當夜,我從華鎣山回到綿陽三臺,連續4個小時的車程,快到深夜11點才趕到老家的縣人民醫院。一見面,父親說,老大你這么遠都趕回來了,醫生說,明天就要把這條腿鋸了。父親說話時口氣是平和與泰然的,而我的心卻慌亂如麻。一個這樣高齡的老人能否經受住這樣大的手術,即便能治愈,今后的生活也極不方便。想到這,我心里倍感慚愧,慚愧沒有及時發現父親的病情,否則父親也不會在晚年的時候還要承擔手術的風險和疼痛。從前年冬天開始,父親兩腿行走的范圍就僅局限于舊居的周圍,兩腳乏力,走路時搖搖晃晃。由于天氣寒冷,父親的雙腳爛起了幾個大疤。鄉村醫生一直以為是凍傷,期待春天后就會好起來,就讓父親一邊吃點西藥一邊敷些藥膏。我二弟、三弟都在離家較遠的地方教書,家里沒有年輕人,母親對父親的病也有所忽視。后來見父親病得說話都說不清楚了,母親才找人帶信把二弟從學校叫回來。二弟一看父親情況嚴重,將父親背到河對岸,租車送到縣人民醫院。醫生診斷是脈管炎所致,造成左腳掌壞死變黑,必須做截肢手術,把左膝下兩三寸的地方截掉,否則就會危及生命。父親也是贊成手術的。

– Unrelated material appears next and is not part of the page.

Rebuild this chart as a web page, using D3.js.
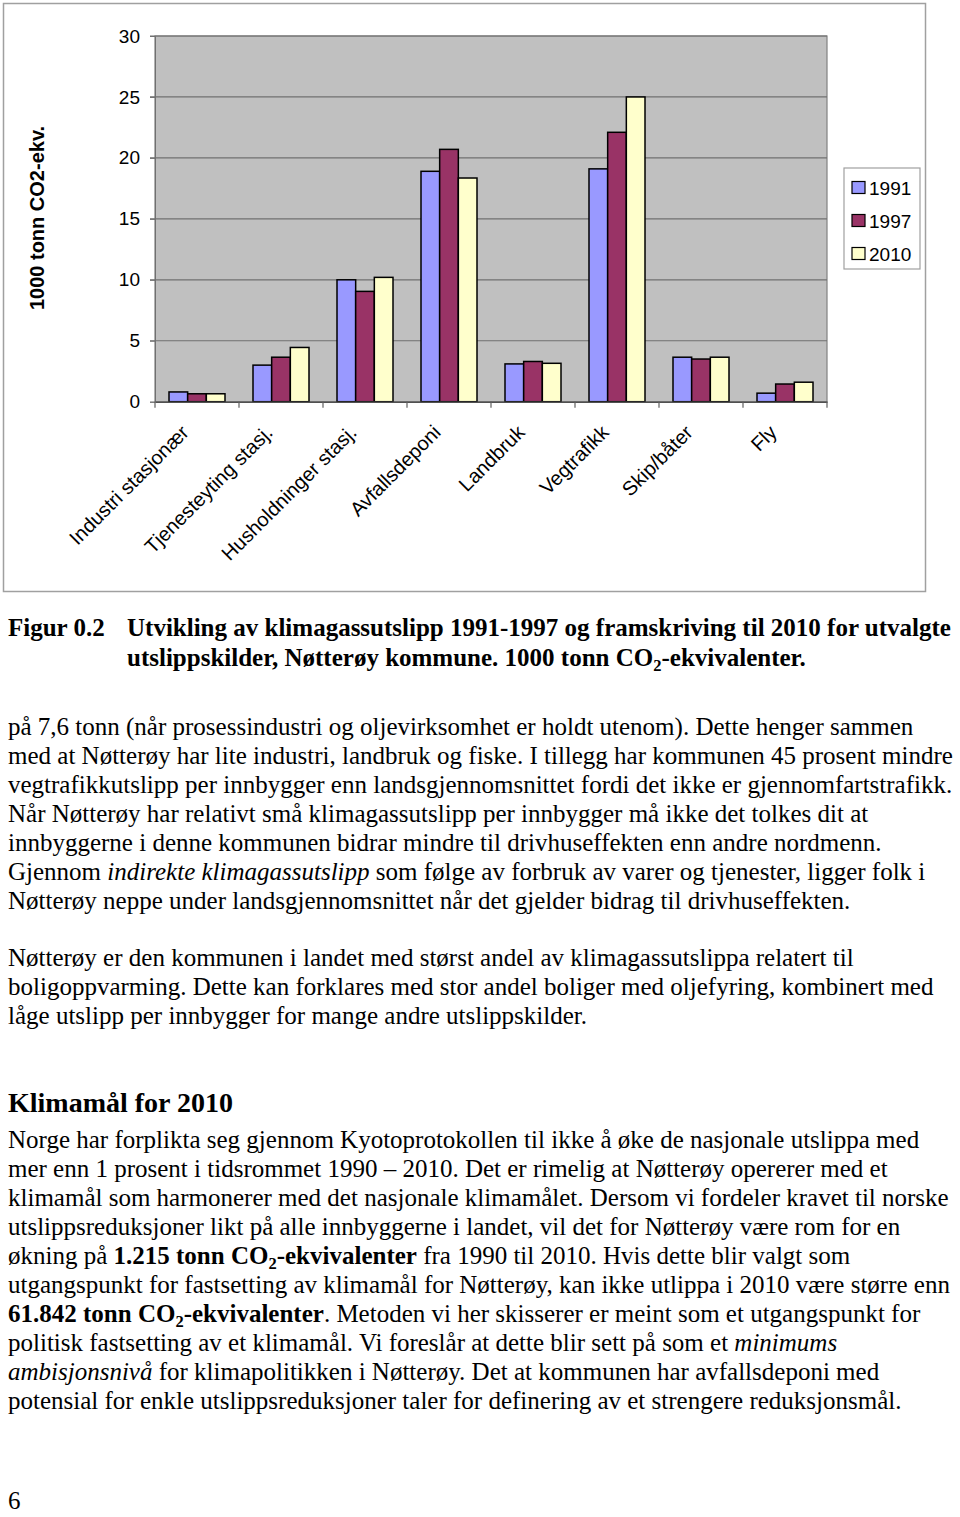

第二天上午,我們把父親推進手術室,我親手將父親抱上手術臺。手術室外,我們焦急不安地等候了兩個多小時,父親手術完畢,我們懸著的心才定下來。手術很成功,父親還直夸主刀醫生吳主任的醫術好。
醫生說,過了手術關,還要過感染關。
第三天,我就告別父親返回單位。其后,醫院又下了幾次病危通知,經過幾次搶救,父親終于挺了過來,一個多月后出了院。出院后
的父親得到了家人精心的護理和調養,身體恢復得很好。
為了讓父親能打發時間而又不覺得無聊,我特意囑咐二弟給父親買了一臺收音機,這樣,父親即使不出門,也能知道天下事。可能與長期從事體力勞動有關,父親的身體素質一向很好,耳不聾,眼不花,牙齒還有幾顆挺結實的,胃口也好。后來,我們又為父親買了拐杖,但父親用不了,因為右腳承受不了全身的重量,只能勉強走幾步。再之后,我們又為父親買了輪椅,但在農村凸凹不平的泥地上,母親一個人的力量遠遠不夠,所以父親大多時候就坐在床上,由收音機里的南腔北調陪伴著。只有縷縷陽光,從門縫、瓦片空隙處射進屋內,照在父親的床前,成為父親晚年的親密伴侶。
2007年春節前,家鄉天氣很好,陽光明媚。在老家過年三十,這是我參加工作多年來的第一次。一家人和和美美、喜氣洋洋的。一大早,我們弟兄就將坐在輪椅上的父親抬至院壩里曬太陽,溫暖的陽光,融融的親情,讓父親的心情非常好。父親笑著給我們講從收音機里聽到的天下大事,說胡錦濤、溫家寶又出國了,兩位領導人又為農村、農業、農民講過什么話,辦過什么事了。父親現在有時間有精力來關心政治,還能從中體會到中國老百姓的愉悅心情。
匆匆從老家回單位后,我心中時常牽掛著父親,后來我又回去過幾次看望父母。現在老家安裝了電話,隨時可以了解父母的生活情況,心中的憂慮也稍微有點緩解。但孩子們的問候,只是精神上的安慰,而對于生活在鄉下的兩位老人來說,沒多大實質性幫助。他們需要的是兒女能陪伴在身邊,一家團聚,相互幫襯。